Cortical plasticity can be defined as the process whereby brain cortex changes in response to experience or environment. This can be described at the anatomical, physiological or behavioural level. It is a topic of major importance to humans, being critical to normal development and learning. Clinically, cortical plasticity is part of how patients with CNS disease show behavioural recovery, respond to therapy or learn to compensate.
The underlying basis of cortical plasticity has been extensively investigated. Animal studies have provided insights into the cellular and molecular events essential for these processes. For example, acquisition of a new motor skill is accompanied by changes in gene expression, growth factor levels, neuronal morphology and more. In humans, insights into underlying events have largely been at the systems level, via functional neuroimaging.

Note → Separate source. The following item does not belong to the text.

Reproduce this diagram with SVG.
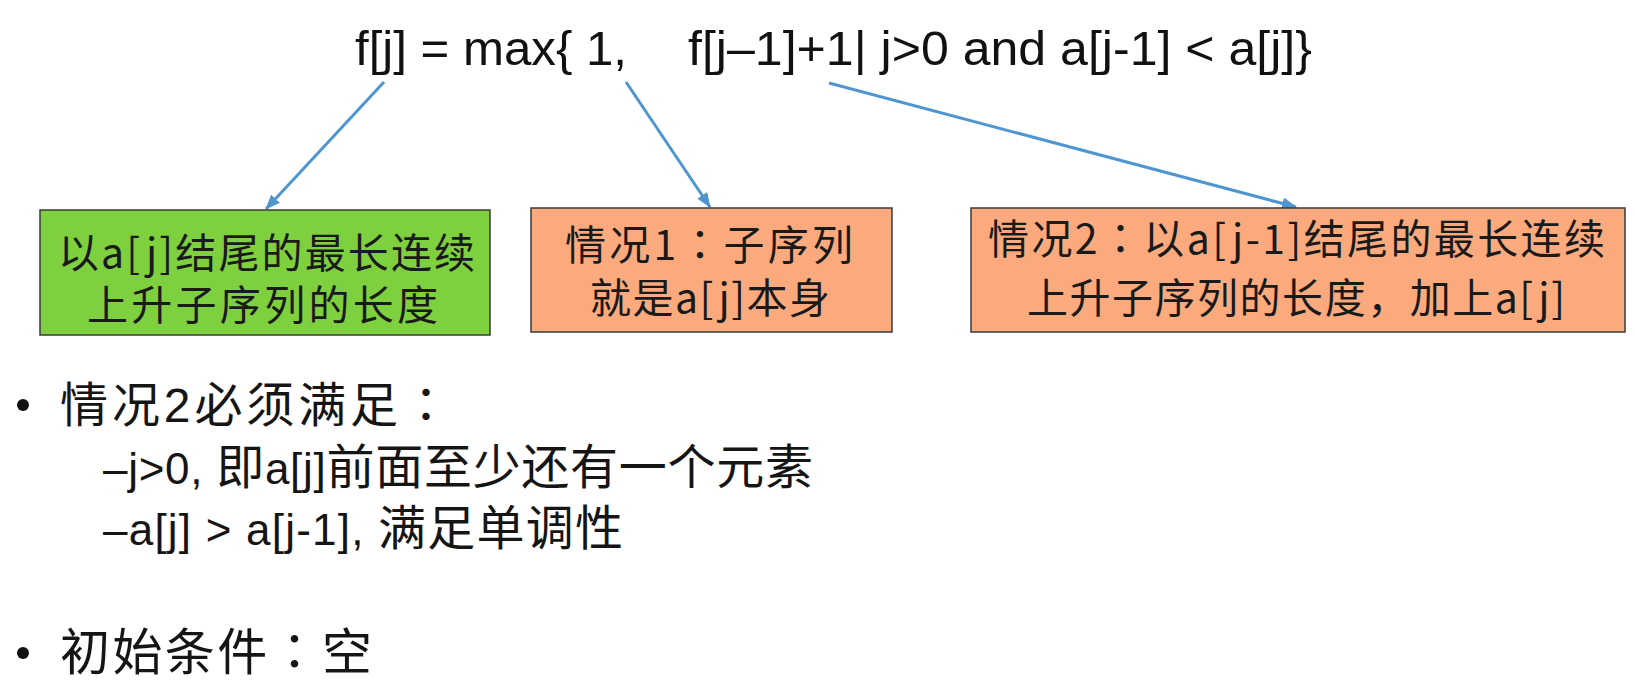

It is in this context that the report of Cheeran et al. (2008) in this issue of The Journal of Physiology provides welcomed new insights into molecular correlates of cortical plasticity in the human brain. These authors used non-invasive methods in healthy human subjects to characterize the effects that a single nucleotide polymorphism in the gene for brain-derived neurotrophic factor (BDNF) has on three neurophysiological measures related to cortical plasticity. For all three probes, results converged on the finding that plasticity is abnormal in the presence of this polymorphism.

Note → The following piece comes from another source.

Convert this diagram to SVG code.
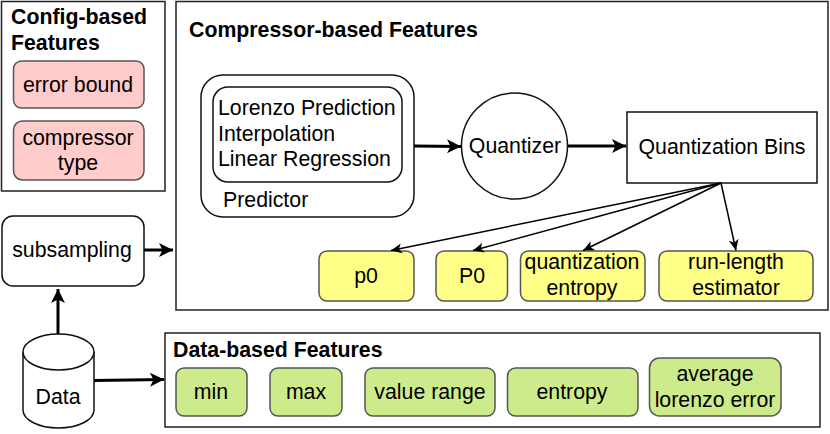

BDNF is the most abundant growth factor in the human brain. A single nucleotide change at codon 66, present in one or both alleles in approximately 30% of people, results in the switch of a single amino acid, from valine to methionine. Significant changes in human brain structure, function and behaviour have been described in the presence of this polymorphism, whether it occurs in one or both of a subject's BDNF alleles. A landmark human study on this topic came from Egan et al. (2003), who found that the presence of the Val66Met polymorphism was associated with poorer memory, abnormal hippocampal activation with functional MRI (fMRI) and neurochemical deficiencies with MRI spectroscopy. Indeed, a later study from this group (Hariri et al. 2003) found that 25% of the variance in memory performance among healthy human subjects could be explained by the interaction between BDNF Val66Met polymorphism status and hippocampal response during a memory fMRI task. Our group (Kleim et al. 2006) examined motor maps in healthy subjects before and after 30 min of training. Subjects lacking the BDNF Val66Met polymorphism showed the expected motor map expansion with training, but subjects with the polymorphism in one or both alleles showed little such plasticity. Cheeran et al. used three separate protocols to provide further insights into the effects of the BDNF Val66Met polymorphism on cortical neurophysiology and plasticity in healthy human subjects. These authors interpreted their results as reflecting a BDNF effect on long-term potentiation, a process of direct relevance to numerous neurological and psychiatric conditions.
Why might we care about the molecular basis of cortical plasticity in humans? Several possible reasons might be advanced. First, greater insight into the molecular basis of human cortical plasticity might provide better insight into the pathophysiology of human disease. This then sets the table for improved prognosis and therapeutics (Floel & Cohen, 2006). Two general examples of this principle are the advances in amyotrophic lateral sclerosis research upon identification of a mutation of the free radical metabolism enzyme CuZn-SOD in selected families, and the improved prognostic ability upon identification of the BRCA1/BRCA2 gene in breast cancer. Second, such studies might also provide more precise means to identify biologically distinct patient subgroups or to sharpen entry criteria in order to reduce variance in clinical trials. Third, molecular studies in humans provide a means to validate molecular findings from animal studies. That is, we rely heavily on animal models to develop new human therapeutics, and in many conditions we draw conclusions that push the limits of animal models. Molecular measures have the potential to increase the fidelity of comparisons between human subjects and related animal models. Fourth, molecular studies in humans have the potential to provide insight into genetic influences on brain function and behaviour, a topic of increasing interest to fields from neuropsychology of the healthy to clinical pharmacogenomics.
Cortical plasticity subserves much of human behaviour, and it is a key player in the brain repair that underlies recovery, or in some cases maintenance, of function with neurological and psychiatric disease. Molecular insights into the basis of cortical plasticity in humans have the potential to support advances of broad value, in health and in sickness. For example, such measures might have prognostic value (Siironen et al. 2007), might be used to guide features of therapy, or might even be the target of a gene-based therapeutic intervention. In addition, note that many growth factors have endogenous biological activity in multiple organ systems, and so insights into the molecular science of growth factor effects in the brain could have broad utility in clinical medicine. By focusing on a common polymorphism in a major brain molecule, Cheeran et al. have moved us closer towards these goals.
There are no conflicts of interest with this work.